Entries with chart source code
----------------

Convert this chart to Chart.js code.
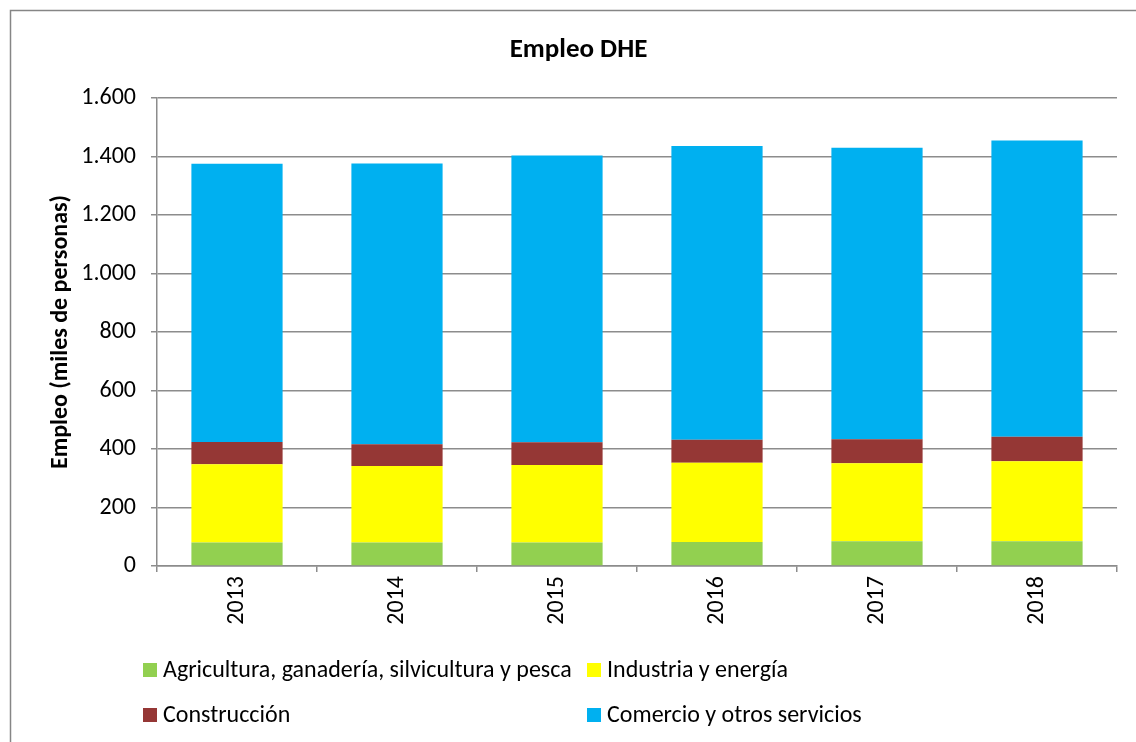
<!DOCTYPE html>
<html>
<head>
<meta charset="utf-8">
<script src="https://cdn.jsdelivr.net/npm/chart.js@4"></script>
<style>
  html, body { margin: 0; padding: 0; background: #fff; }
  #wrap { width: 1136px; height: 742px; position: relative; }
</style>
</head>
<body>
<div id="wrap"><canvas id="empleoChart" width="1136" height="742"></canvas></div>
<script>
// Empleo DHE - miles de personas por sector
const years = ['2013', '2014', '2015', '2016', '2017', '2018'];
const agricultura = [80, 80, 80, 82, 85, 85];
const industria = [268, 262, 265, 271, 266, 273];
const construccion = [76, 74, 78, 79, 82, 84];
const comercio = [951, 960, 980, 1004, 997, 1013];
const yTicks = [0, 200, 400, 600, 800, 1000, 1200, 1400, 1600];

const FONT = "Carlito, Calibri, Lato, sans-serif";
const GRID = '#8c8c8c';

const puntos = v => String(v).replace(/\B(?=(\d{3})+(?!\d))/g, '.');

// marco del gráfico + leyenda en dos columnas
const extras = {
    id: 'extras',
    beforeDraw(chart) {
        const c = chart.ctx;
        c.save();
        c.strokeStyle = '#868686';
        c.lineWidth = 1.5;
        c.beginPath();
        c.moveTo(10.5, chart.height + 5);
        c.lineTo(10.5, 10.5);
        c.lineTo(chart.width + 5, 10.5);
        c.stroke();
        c.restore();
    },
    afterDraw(chart) {
        const c = chart.ctx;
        const a = chart.chartArea;
        const cols = [a.left - 14, a.left + 430];
        const rows = [a.bottom + 104, a.bottom + 149];
        c.save();
        c.font = '24px ' + FONT;
        c.textBaseline = 'middle';
        chart.data.datasets.forEach((ds, i) => {
            const x = cols[i % 2], y = rows[Math.floor(i / 2)];
            c.fillStyle = ds.backgroundColor;
            c.fillRect(x, y - 7, 14, 14);
            c.fillStyle = '#000';
            c.fillText(ds.label, x + 20, y + 1);
        });
        c.restore();
    }
};

const ctx = document.getElementById('empleoChart').getContext('2d');
const empleoChart = new Chart(ctx, {
    type: 'bar',
    data: {
        labels: years,
        datasets: [
            { label: 'Agricultura, ganadería, silvicultura y pesca', data: agricultura, backgroundColor: '#92D050' },
            { label: 'Industria y energía', data: industria, backgroundColor: '#FFFF00' },
            { label: 'Construcción', data: construccion, backgroundColor: '#953735' },
            { label: 'Comercio y otros servicios', data: comercio, backgroundColor: '#00B0F0' }
        ]
    },
    options: {
        responsive: false,
        animation: false,
        layout: { padding: { left: 40, right: 19, top: 0, bottom: 100 } },
        datasets: { bar: { barPercentage: 0.57, categoryPercentage: 1, borderWidth: 0 } },
        plugins: {
            legend: { display: false },
            tooltip: { enabled: false },
            title: {
                display: true,
                text: 'Empleo DHE',
                color: '#000',
                font: { family: FONT, size: 27, weight: 'bold' },
                padding: { top: 34, bottom: 31.6 }
            }
        },
        scales: {
            x: {
                stacked: true,
                grid: { display: true, drawOnChartArea: false, drawTicks: true, tickLength: 6, color: GRID, lineWidth: 1.5 },
                border: { color: GRID, width: 1.5 },
                ticks: { color: '#000', font: { family: FONT, size: 24 }, minRotation: 90, maxRotation: 90, padding: 4 },
                afterFit(s) { s.height = 76; }
            },
            y: {
                stacked: true,
                min: 0,
                max: 1600,
                afterBuildTicks(s) { s.ticks = yTicks.map(v => ({ value: v })); },
                grid: { color: GRID, lineWidth: 1.5, tickLength: 6 },
                border: { color: GRID, width: 1.5 },
                ticks: { color: '#000', font: { family: FONT, size: 24 }, padding: 15, callback: v => puntos(v) },
                title: {
                    display: true,
                    text: 'Empleo (miles de personas)',
                    color: '#000',
                    font: { family: FONT, size: 24, weight: 'bold' },
                    padding: { top: 7, bottom: 0 }
                },
                afterFit(s) { s.width = 117; }
            }
        }
    },
    plugins: [extras]
});
</script>
</body>
</html>
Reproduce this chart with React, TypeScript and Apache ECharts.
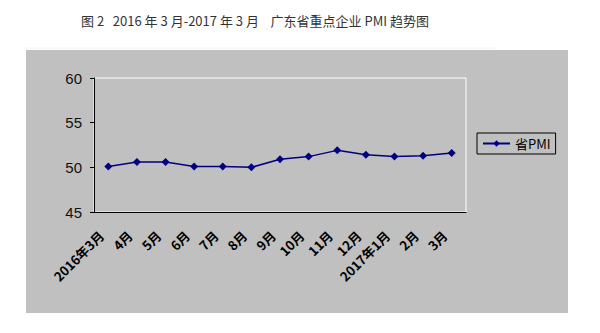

----------------

#### STATED PROBLEM:
Retype each entry precisely. Skip images entirely.

#### COMPLETE RESPONSE:
Convert this chart to Chart.js code.
<!DOCTYPE html>
<html>
<head>
<meta charset="utf-8">
<script src="https://cdn.jsdelivr.net/npm/chart.js@4"></script>
<style>
  html, body { margin: 0; padding: 0; background: #fff; }
  #wrap { width: 1136px; height: 742px; position: relative; }
</style>
</head>
<body>
<div id="wrap"><canvas id="empleoChart" width="1136" height="742"></canvas></div>
<script>
// Empleo DHE - miles de personas por sector
const years = ['2013', '2014', '2015', '2016', '2017', '2018'];
const agricultura = [80, 80, 80, 82, 85, 85];
const industria = [268, 262, 265, 271, 266, 273];
const construccion = [76, 74, 78, 79, 82, 84];
const comercio = [951, 960, 980, 1004, 997, 1013];
const yTicks = [0, 200, 400, 600, 800, 1000, 1200, 1400, 1600];

const FONT = "Carlito, Calibri, Lato, sans-serif";
const GRID = '#8c8c8c';

const puntos = v => String(v).replace(/\B(?=(\d{3})+(?!\d))/g, '.');

// marco del gráfico + leyenda en dos columnas
const extras = {
    id: 'extras',
    beforeDraw(chart) {
        const c = chart.ctx;
        c.save();
        c.strokeStyle = '#868686';
        c.lineWidth = 1.5;
        c.beginPath();
        c.moveTo(10.5, chart.height + 5);
        c.lineTo(10.5, 10.5);
        c.lineTo(chart.width + 5, 10.5);
        c.stroke();
        c.restore();
    },
    afterDraw(chart) {
        const c = chart.ctx;
        const a = chart.chartArea;
        const cols = [a.left - 14, a.left + 430];
        const rows = [a.bottom + 104, a.bottom + 149];
        c.save();
        c.font = '24px ' + FONT;
        c.textBaseline = 'middle';
        chart.data.datasets.forEach((ds, i) => {
            const x = cols[i % 2], y = rows[Math.floor(i / 2)];
            c.fillStyle = ds.backgroundColor;
            c.fillRect(x, y - 7, 14, 14);
            c.fillStyle = '#000';
            c.fillText(ds.label, x + 20, y + 1);
        });
        c.restore();
    }
};

const ctx = document.getElementById('empleoChart').getContext('2d');
const empleoChart = new Chart(ctx, {
    type: 'bar',
    data: {
        labels: years,
        datasets: [
            { label: 'Agricultura, ganadería, silvicultura y pesca', data: agricultura, backgroundColor: '#92D050' },
            { label: 'Industria y energía', data: industria, backgroundColor: '#FFFF00' },
            { label: 'Construcción', data: construccion, backgroundColor: '#953735' },
            { label: 'Comercio y otros servicios', data: comercio, backgroundColor: '#00B0F0' }
        ]
    },
    options: {
        responsive: false,
        animation: false,
        layout: { padding: { left: 40, right: 19, top: 0, bottom: 100 } },
        datasets: { bar: { barPercentage: 0.57, categoryPercentage: 1, borderWidth: 0 } },
        plugins: {
            legend: { display: false },
            tooltip: { enabled: false },
            title: {
                display: true,
                text: 'Empleo DHE',
                color: '#000',
                font: { family: FONT, size: 27, weight: 'bold' },
                padding: { top: 34, bottom: 31.6 }
            }
        },
        scales: {
            x: {
                stacked: true,
                grid: { display: true, drawOnChartArea: false, drawTicks: true, tickLength: 6, color: GRID, lineWidth: 1.5 },
                border: { color: GRID, width: 1.5 },
                ticks: { color: '#000', font: { family: FONT, size: 24 }, minRotation: 90, maxRotation: 90, padding: 4 },
                afterFit(s) { s.height = 76; }
            },
            y: {
                stacked: true,
                min: 0,
                max: 1600,
                afterBuildTicks(s) { s.ticks = yTicks.map(v => ({ value: v })); },
                grid: { color: GRID, lineWidth: 1.5, tickLength: 6 },
                border: { color: GRID, width: 1.5 },
                ticks: { color: '#000', font: { family: FONT, size: 24 }, padding: 15, callback: v => puntos(v) },
                title: {
                    display: true,
                    text: 'Empleo (miles de personas)',
                    color: '#000',
                    font: { family: FONT, size: 24, weight: 'bold' },
                    padding: { top: 7, bottom: 0 }
                },
                afterFit(s) { s.width = 117; }
            }
        }
    },
    plugins: [extras]
});
</script>
</body>
</html>
Reproduce this chart with React, TypeScript and Apache ECharts.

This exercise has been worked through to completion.